Single-Lens Reflex Cameras

One of the most popular designs available today, the single-lens reflex (SLR) both views and photographs through one lens. Light passing through the lens is reflected by a mirror and brought to focus on a ground glass. The mirror causes a reversal of the image seen on the ground glass, but the addition of a pentaprism mounted over the ground glass allows the camera to be used at eye level, with the image seen upright and in proper left/right orientation. An instant before the exposure is made, the mirror swings upward, and the shutter is activated. A single control cocks the shutter for the next exposure, advances the film, and returns the mirror to focusing position.


Instant Cameras

An instant camera will produce a finished print in from 20 seconds to about 4 minutes. The film, after exposure, is passed between two stainless steel rollers inside the camera. These rupture a chemical pod on the film and spread developing agent evenly over the film's surface. In the original Polaroid system it was necessary for the user to peel the finished print from the base material. Professional Polaroid films, both color and black and white, are still developed in this manner. With the Polaroid SX-70 (1972), however, the developing picture is ejected from the camera, and the film reaches its final development in full daylight. The process is completed in about 4 minutes. Later instant cameras use a new focusing system employing an ultra-high-frequency sound emitter. An electronic circuit in the camera measures the time required for the sound to be reflected back from the object being photographed. This time measurement is converted into a measurement of distance, and an electrical mechanism coupled to the focusing circuit sets the lens for the proper exposure.

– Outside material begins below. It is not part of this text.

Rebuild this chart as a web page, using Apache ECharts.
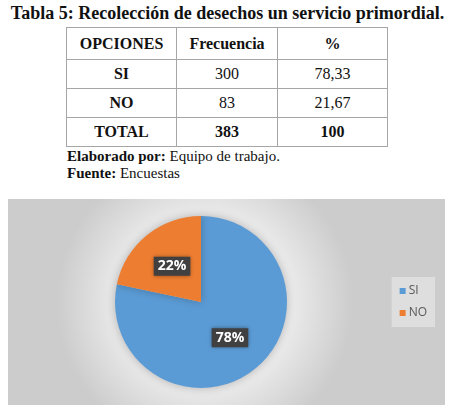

In 1993, Polaroid introduced a single-lens reflex model that does not eject shots like other instant cameras but instead transports the developed picture to a viewing area and container on the camera back.


Disposable Cameras

A disposable camera is a cardboard box containing a roll of film and a lens along with a simple viewfinder, a button for shooting, and a film advance mechanism. Like the earliest box cameras, the lens is fixed in focus--that is, its aperture is small enough so that anything more than about four feet away will photograph in focus. After the user has shot the full roll of film, the entire camera is returned to a processing lab, the film is developed and printed, and the box and its fittings returned to the camera maker who will use it to make new cameras.


Electronic Imaging

In an electronic still camera a cluster of light-sensitive CHARGE-COUPLED DEVICES (CCDs) is placed at the focal plane, where the film in a conventional camera would be positioned. Each light sensor on the CCD is called a pixel. In early electronic cameras, the pixels converted light into an analog, electrical signal. More advanced electronic cameras convert the light into digital code. Signals or code are recorded on a magnetic disc inside the camera. Images can be previewed immediately on a television or computer screen and adjustments made in the focus and exposure. Full-color prints, made on sophisticated laser and thermal printers, are often indistinguishable from the prints produced in a film-developing lab. All digitized images are manipulable using IMAGE PROCESSING techniques, and the digital data that comprises an electronic photo is permanently storable on computers and photo CDs.